A submarine with 44 crew on board remains missing after disappearing off the Argentine coast on 15 November.
In the last reported contact with the ARA San Juan, the sub's captain reported a breakdown relating to a "short circuit" in the sub's batteries.
On Thursday, eight days after going missing, the Argentine navy said an event consistent with an explosion was recorded near where the submarine disappeared.
Why can't subs be detected?
Submarines are built to be difficult to find. Their role is often to participate in secret surveillance operations.
Dr Robert Farley, a lecturer at the University of Kentucky who has written on the subject, says that a sub is very hard to trace if resting on the seabed because under such circumstances it will not be making any "noise".
"Noise, which would otherwise be picked up by what is known as passive sonar, is distorted and [the sub] looks - to active sonar pings - like the sea bottom," he says.
So how can subs be found?
There are a number of ways that the captain or crew can make their location known if in distress.
These methods include sending signal calls to contacts at naval bases or allied ships, or releasing a device that floats to the surface but remains attached to the submarine.
Stewart Little, a submariner with the Royal Navy for several decades who now runs the Submarine Rescue Consultancy, says that the standard searching protocols provide two phases in each hour when searching forces go silent and listen out for signals.
"Those submariners will be furiously making those signals when called to do so," he told the BBC.
What do we know about what happened?
Before the submarine went missing, the crew had reported a malfunction in the vessel's batteries caused by an intake of water through the snorkel system (by which it renews oxygen), reported Argentina's La Nacion newspaper. However, the commander reported that the problem had been resolved.
On Wednesday, the navy said there had been a loud noise detected about 30 nautical miles (60km) north of the last-known location of the submarine. A spokesman called this a "hydro-acoustic anomaly". On Thursday, the same spokesman - Capt Enrique Balbi - said there was an event consistent with an explosion nearby but the cause was not known. He called it an "abnormal, singular, short, violent, non-nuclear event" and said the search would continue in the same area.
What if it has sunk?
"If it had sunk in waters of less than about 180m (600ft) it's likely that someone would have tried to escape from the submarine," speculates Mr Little. "As that hasn't happened, it's probably in waters deeper than that.
"I'm hopeful that it's less than 600m - because that's the depth at which the assembled rescue forces are capable of operating. If they were to search at contours between 180m and 600m... that would give them the best chance of finding the submarine."
Rescuers can't reach below 600m, Mr Little said - and below that, each submarine has a "crush depth" at which point its structure will not be able to withstand the water pressure.

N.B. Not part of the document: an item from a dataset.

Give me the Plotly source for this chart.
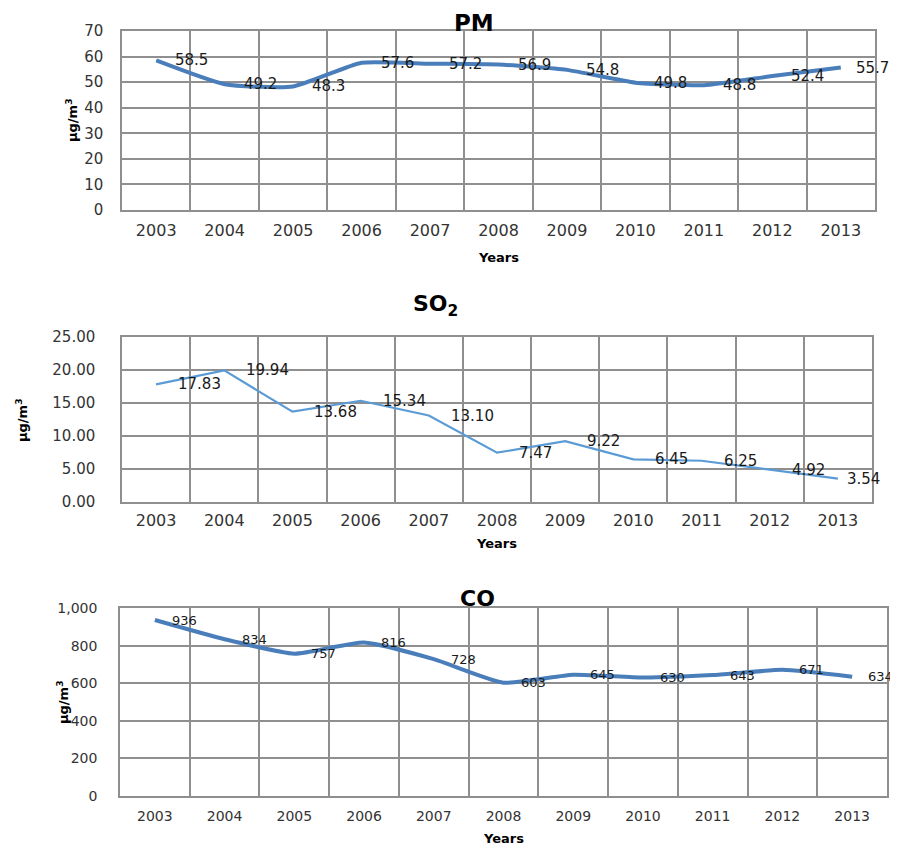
import plotly.graph_objects as go

years = ["2003", "2004", "2005", "2006", "2007", "2008", "2009", "2010", "2011", "2012", "2013"]
pm = [58.5, 49.2, 48.3, 57.6, 57.2, 56.9, 54.8, 49.8, 48.8, 52.4, 55.7]
so2 = [17.83, 19.94, 13.68, 15.34, 13.10, 7.47, 9.22, 6.45, 6.25, 4.92, 3.54]
co = [936, 834, 757, 816, 728, 603, 645, 630, 643, 671, 634]

pm_labels = ["58.5", "49.2", "48.3", "57.6", "57.2", "56.9", "54.8", "49.8", "48.8", "52.4", "55.7"]
so2_labels = ["17.83", "19.94", "13.68", "15.34", "13.10", "7.47", "9.22", "6.45", "6.25", "4.92", "3.54"]
co_labels = ["936", "834", "757", "816", "728", "603", "645", "630", "643", "671", "634"]

# page has an 8px body margin: size figure so it fills the 898x845 window
OFF = 8
FW, FH = 898 - OFF, 845 - OFF
FONT = "DejaVu Sans"
GRID = "#8f8f8f"

def px(x):
    return (x - OFF) / FW

def py(y):
    return 1 - (y - OFF) / FH

fig = go.Figure()

fig.add_trace(go.Scatter(x=years, y=pm, mode="lines", xaxis="x", yaxis="y",
                         line=dict(color="#4A7EBB", width=4, shape="spline", smoothing=0.5),
                         hoverinfo="x+y", showlegend=False))
fig.add_trace(go.Scatter(x=years, y=so2, mode="lines", xaxis="x2", yaxis="y2",
                         line=dict(color="#5B9BD5", width=2.2),
                         hoverinfo="x+y", showlegend=False))
fig.add_trace(go.Scatter(x=years, y=co, mode="lines", xaxis="x3", yaxis="y3",
                         line=dict(color="#4A7EBB", width=4, shape="spline", smoothing=0.5),
                         hoverinfo="x+y", showlegend=False))

def xax(domain, size, anchor, standoff):
    return dict(domain=domain, type="category", tickson="boundaries", anchor=anchor,
                range=[-0.5, len(years) - 0.5], categoryorder="array", categoryarray=years,
                showgrid=True, gridcolor=GRID, gridwidth=1.5, tickangle=0, automargin=False,
                showline=True, linecolor=GRID, linewidth=1.5, mirror=True,
                ticks="", ticklabelstandoff=standoff,
                tickfont=dict(family=FONT, size=size, color="#333333"), fixedrange=True)

def yax(domain, rng, dtick, fmt, size, anchor, standoff):
    return dict(domain=domain, range=rng, dtick=dtick, tickformat=fmt, anchor=anchor,
                showgrid=True, gridcolor=GRID, gridwidth=1.5, automargin=False,
                showline=True, linecolor=GRID, linewidth=1.5, mirror=True,
                ticks="", ticklabelstandoff=standoff, zeroline=False,
                tickfont=dict(family=FONT, size=size, color="#333333"), fixedrange=True)

fig.update_layout(
    width=FW, height=FH, margin=dict(l=0, r=0, t=0, b=0, pad=0, autoexpand=False),
    paper_bgcolor="white", plot_bgcolor="white",
    xaxis=xax([px(122), px(875)], 16, "y", 5),
    yaxis=yax([py(210), py(31)], [0, 70], 10, "d", 15, "x", 14),
    xaxis2=xax([px(122), px(872)], 16, "y2", 3),
    yaxis2=yax([py(502), py(337)], [0, 25], 5, ".2f", 15, "x2", 22),
    xaxis3=xax([px(120), px(887)], 14, "y3", 6),
    yaxis3=yax([py(796), py(608)], [0, 1000], 200, ",d", 14, "x3", 18),
)

ann = []

def text_at(t, x, y, size, angle=0):
    ann.append(dict(text=t, x=px(x), y=py(y), xref="paper", yref="paper",
                    xanchor="center", yanchor="middle", textangle=angle,
                    showarrow=False, font=dict(family=FONT, size=size, color="black")))

# titles
text_at("<b>PM</b>", 474, 23, 23)
text_at("<b>SO<sub>2</sub></b>", 435, 305, 22)
text_at("<b>CO</b>", 477, 598, 22)
# x titles
for xx, yy in [(498, 257), (497, 543), (503, 838)]:
    text_at("<b>Years</b>", xx, yy, 13)
# y titles
for xx, yy in [(72, 120), (22, 420), (63, 702)]:
    text_at("<b>μg/m<sup>3</sup></b>", xx, yy, 13, -90)

# data labels (category axis: positions by index of the year)
def labels(vals, texts, xr, yr, size, shift, last_shift):
    n = len(vals)
    for i, (v, t) in enumerate(zip(vals, texts)):
        ann.append(dict(text=t, x=i, y=v, xref=xr, yref=yr, xanchor="left", yanchor="middle",
                        xshift=(last_shift if i == n - 1 else shift), showarrow=False,
                        font=dict(family=FONT, size=size, color="#1a1a1a")))

labels(pm, pm_labels, "x", "y", 15, 17, 13)
labels(so2, so2_labels, "x2", "y2", 15, 20, 7)
labels(co, co_labels, "x3", "y3", 13, 15, 14)

fig.update_layout(annotations=ann)
fig.write_html("out.html")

It is extremely rare for submarines to sink, Mr Little points out. It last happened in 2000, when the Russian submarine the Kursk sank in the Barents Sea, killing all 118 crew on board.
How long can a crew survive submerged?
The number of days that a crew can survive depends on how long they have already been performing duties underwater and how well prepared they are for losing power.
"If batteries were charged and air refreshed," Dr Farley says, "then outlook is hopeful".
In relation to the Argentine sub he adds: "Outer range appears to be 10 days if they were well prepared."
How is the crew trained for this?
One of the most important practices is for trapped crew members to slow down their breathing rates in order to conserve oxygen.
Dr Farley says that this it is a hard thing to train people to do, adding that in such circumstances: "My guess is that they would be cautioned to reduce activity and reduce speaking in order to save oxygen."
The conditions, likely to be cold and damp, may well have a detrimental impact on morale, but the personnel on board will be well trained and disciplined.
They will likely establish routines, making themselves as comfortable as possible while minimising their movements and supporting one another as they await rescue.
The response to these emergency incidents has also been improved at the international level since the Kursk disaster.
An organisation called the International Submarine Escape and Rescue Liaison Office, based in Northwood just outside London, co-ordinates all international response and is playing "a key role in this operation", Mr Little says.
What are the main dangers?
With a possible shortage of oxygen and a build-up of carbon monoxide, suffocation is the number one risk.
Oxygen can be supplied either through canisters or generators that perform a process called "electrolysis" - which effectively separates components such as water and oxygen. However a lack of power will hinder this process and the supply may gradually run out.
There are other dangers that could also come into play.
Dr Farley points out that if a compartment within a trapped sub becomes flooded, this can lead to "flash fires and other nastiness" as the air gets further compressed.
Is there a plan for such accidents?
In the event that a submerged vessel suffers problems in returning to the surface, procedures can be implemented to help raise it.
To control buoyancy, the fuel or ballast tanks - which can add weight - can be emptied and used to lift the sub. To achieve this, the diesel fuel or ballast is released, emptying the tanks, and the chambers are then filled with air.
Subs also have small hydroplanes; wings that are adjusted to allow water to travel in different directions as the vessel pitches its bow and stern up or down to assist its movement.